As a powerful method as it is I, at least, always feel somewhat dissatisfied with it. Yes, we can prove the truth of a proposition, but we don’t get to understand why such a proposition is true. And this always makes me wonder how the first guy (or girl) was able to discern on the validity of such a proposition.

Anyway, let’s see a different proof of the previous proposition which enables to understand why it is how it is.

${ \displaystyle\sum_{i=1}^ni=S=1+2+3+\dots+n}$.

But on the other hand ${ \displaystyle\sum_{i=1}^ni=S=n+(n-1)+(n-2)+\dots+1}$.

Summing both equations term by term we get

$\displaystyle \begin{array}{rcl} 2S &=& (n+1)+(n-1+2)+\dots+(n+1) \\ &=& (n+1)+(n+1)+\dots+(n+1) \end{array}$

This is a sum of a lot numbers all of them being equal to ${ n+1}$. But how many numbers are we summing? Well in ${ \displaystyle\sum_{i=1}^n i}$ we are summing ${ (n-1)+1=n}$ terms. And the sum of ${ n}$ equal numbers is what we know as a multiplication.

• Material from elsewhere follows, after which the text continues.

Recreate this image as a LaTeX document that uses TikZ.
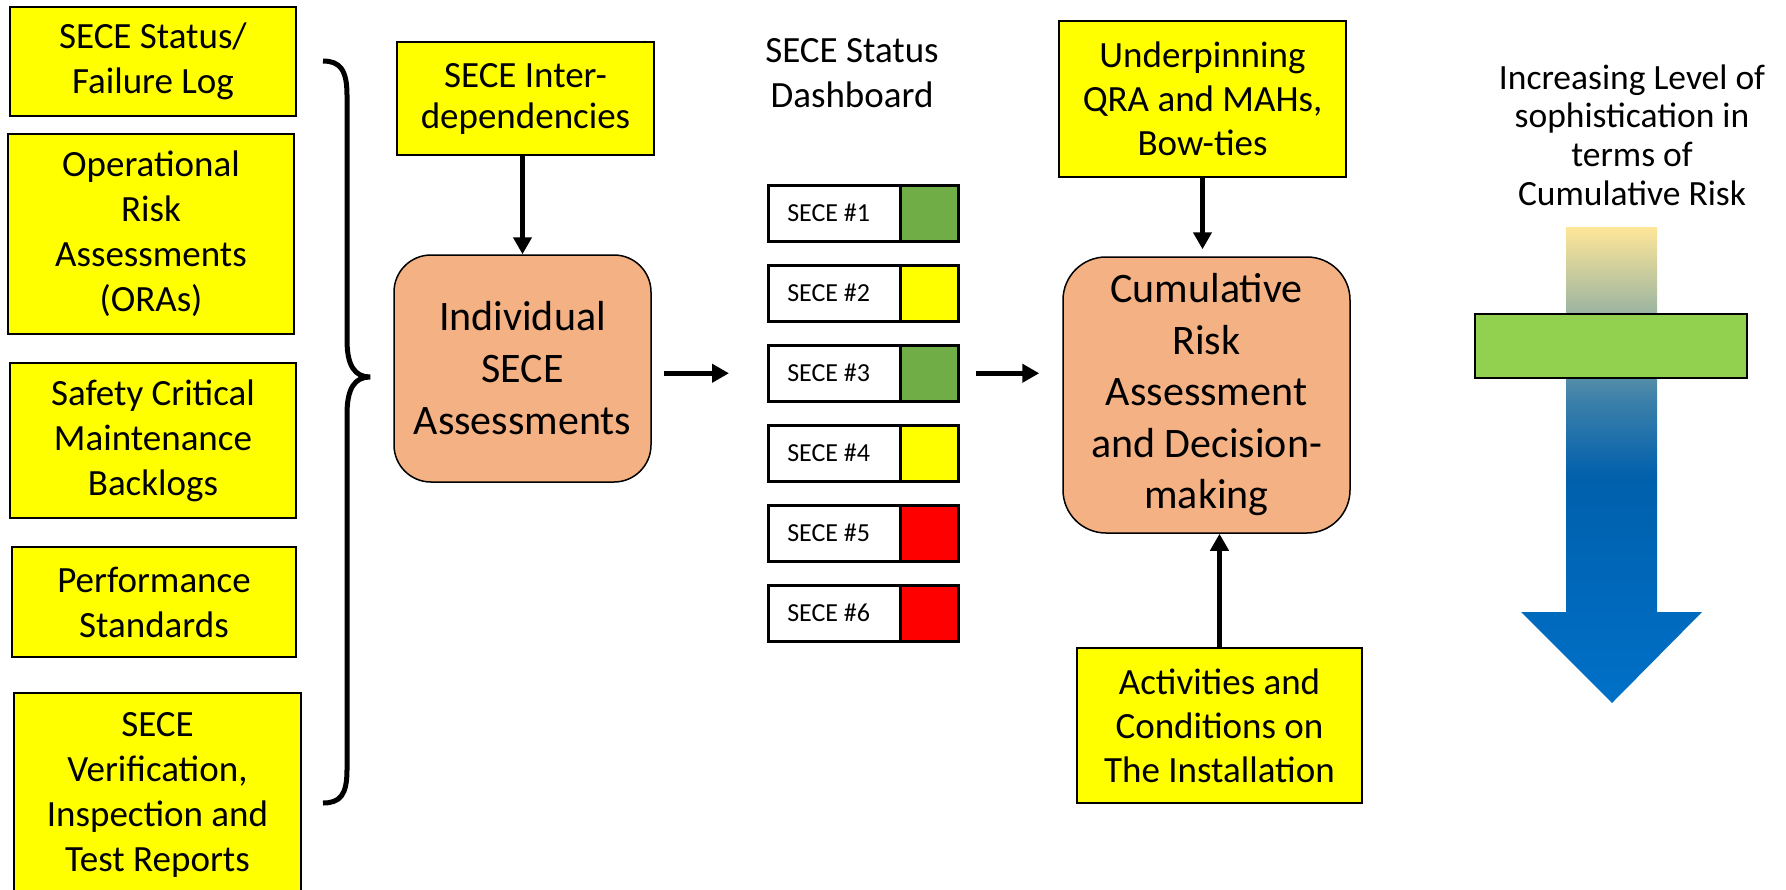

$\displaystyle (n+1)+(n+1)+\dots+(n+1)=n(n+1)$

Hence

$\displaystyle \begin{array}{rcl} 2S &=& n(n+1) \Rightarrow \\ S &=& \dfrac{n(n+1)}{2} \Rightarrow \\ \sum_{i=1}^n i &=& \frac{n(n+1)}{2} \end{array}$

This time we get to understand why the ${ n}$, why the ${ n+1}$, and why the ${1/2}$.